** BEGIN **

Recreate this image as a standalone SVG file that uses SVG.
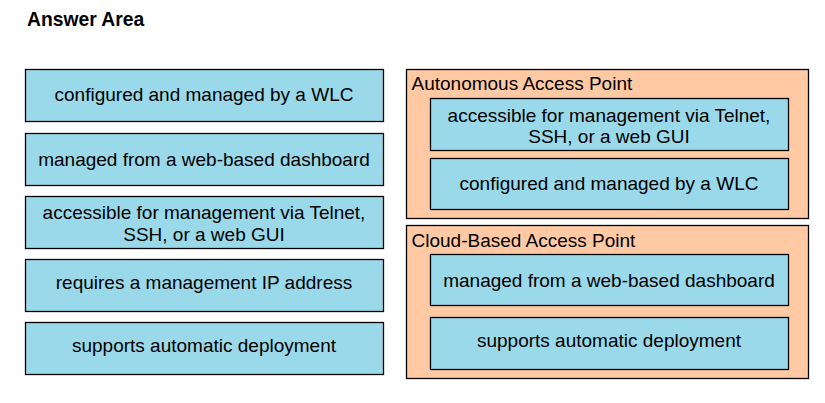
<svg xmlns="http://www.w3.org/2000/svg" width="825" height="403" viewBox="0 0 825 403">
<style>
.bg{fill:#ffffff}
.item{fill:#99D9EA;stroke:#000;stroke-width:1.3}
.zone{fill:#FEC9A3;stroke:#000;stroke-width:1.3}
text{font-family:"Liberation Sans",Arial,sans-serif;font-size:19px;fill:#000}
.c{text-anchor:middle}
.title{font-weight:bold;font-size:19.3px}
</style>
<rect class="bg" x="0" y="0" width="825" height="403"/>
<text class="title" x="27" y="26">Answer Area</text>
<g id="connectors"></g>
<g id="opt1"><rect class="item" x="25.5" y="69.5" width="358" height="52"/><text class="c" x="204" y="101">configured and managed by a WLC</text></g>
<g id="opt2"><rect class="item" x="25.5" y="133.5" width="358" height="52"/><text class="c" x="204" y="165.5">managed from a web-based dashboard</text></g>
<g id="opt3"><rect class="item" x="25.5" y="196.5" width="358" height="52"/><text class="c" x="204" y="218.5">accessible for management via Telnet,</text><text class="c" x="204" y="240.5">SSH, or a web GUI</text></g>
<g id="opt4"><rect class="item" x="25.5" y="259.5" width="358" height="52"/><text class="c" x="204" y="289">requires a management IP address</text></g>
<g id="opt5"><rect class="item" x="25.5" y="322.5" width="358" height="52"/><text class="c" x="204" y="351.5">supports automatic deployment</text></g>
<g id="autonomous"><rect class="zone" x="406.5" y="69.5" width="402" height="149"/><text x="411.5" y="89.5">Autonomous Access Point</text>
<g id="aut1"><rect class="item" x="430.5" y="98.5" width="358" height="52"/><text class="c" x="609" y="121.5">accessible for management via Telnet,</text><text class="c" x="609" y="142.5">SSH, or a web GUI</text></g>
<g id="aut2"><rect class="item" x="430.5" y="158.5" width="358" height="51"/><text class="c" x="609" y="189.5">configured and managed by a WLC</text></g>
</g>
<g id="cloud"><rect class="zone" x="406.5" y="225.5" width="402" height="153"/><text x="411.5" y="246.5">Cloud-Based Access Point</text>
<g id="cld1"><rect class="item" x="430.5" y="254.5" width="358" height="51"/><text class="c" x="609" y="286.5">managed from a web-based dashboard</text></g>
<g id="cld2"><rect class="item" x="430.5" y="317.5" width="358" height="52"/><text class="c" x="609" y="346.5">supports automatic deployment</text></g>
</g>
</svg>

** END **

Write out the material above again, word for word, minus its pictures.

Recreate this image as a standalone SVG file that uses SVG.
<svg xmlns="http://www.w3.org/2000/svg" width="825" height="403" viewBox="0 0 825 403">
<style>
.bg{fill:#ffffff}
.item{fill:#99D9EA;stroke:#000;stroke-width:1.3}
.zone{fill:#FEC9A3;stroke:#000;stroke-width:1.3}
text{font-family:"Liberation Sans",Arial,sans-serif;font-size:19px;fill:#000}
.c{text-anchor:middle}
.title{font-weight:bold;font-size:19.3px}
</style>
<rect class="bg" x="0" y="0" width="825" height="403"/>
<text class="title" x="27" y="26">Answer Area</text>
<g id="connectors"></g>
<g id="opt1"><rect class="item" x="25.5" y="69.5" width="358" height="52"/><text class="c" x="204" y="101">configured and managed by a WLC</text></g>
<g id="opt2"><rect class="item" x="25.5" y="133.5" width="358" height="52"/><text class="c" x="204" y="165.5">managed from a web-based dashboard</text></g>
<g id="opt3"><rect class="item" x="25.5" y="196.5" width="358" height="52"/><text class="c" x="204" y="218.5">accessible for management via Telnet,</text><text class="c" x="204" y="240.5">SSH, or a web GUI</text></g>
<g id="opt4"><rect class="item" x="25.5" y="259.5" width="358" height="52"/><text class="c" x="204" y="289">requires a management IP address</text></g>
<g id="opt5"><rect class="item" x="25.5" y="322.5" width="358" height="52"/><text class="c" x="204" y="351.5">supports automatic deployment</text></g>
<g id="autonomous"><rect class="zone" x="406.5" y="69.5" width="402" height="149"/><text x="411.5" y="89.5">Autonomous Access Point</text>
<g id="aut1"><rect class="item" x="430.5" y="98.5" width="358" height="52"/><text class="c" x="609" y="121.5">accessible for management via Telnet,</text><text class="c" x="609" y="142.5">SSH, or a web GUI</text></g>
<g id="aut2"><rect class="item" x="430.5" y="158.5" width="358" height="51"/><text class="c" x="609" y="189.5">configured and managed by a WLC</text></g>
</g>
<g id="cloud"><rect class="zone" x="406.5" y="225.5" width="402" height="153"/><text x="411.5" y="246.5">Cloud-Based Access Point</text>
<g id="cld1"><rect class="item" x="430.5" y="254.5" width="358" height="51"/><text class="c" x="609" y="286.5">managed from a web-based dashboard</text></g>
<g id="cld2"><rect class="item" x="430.5" y="317.5" width="358" height="52"/><text class="c" x="609" y="346.5">supports automatic deployment</text></g>
</g>
</svg>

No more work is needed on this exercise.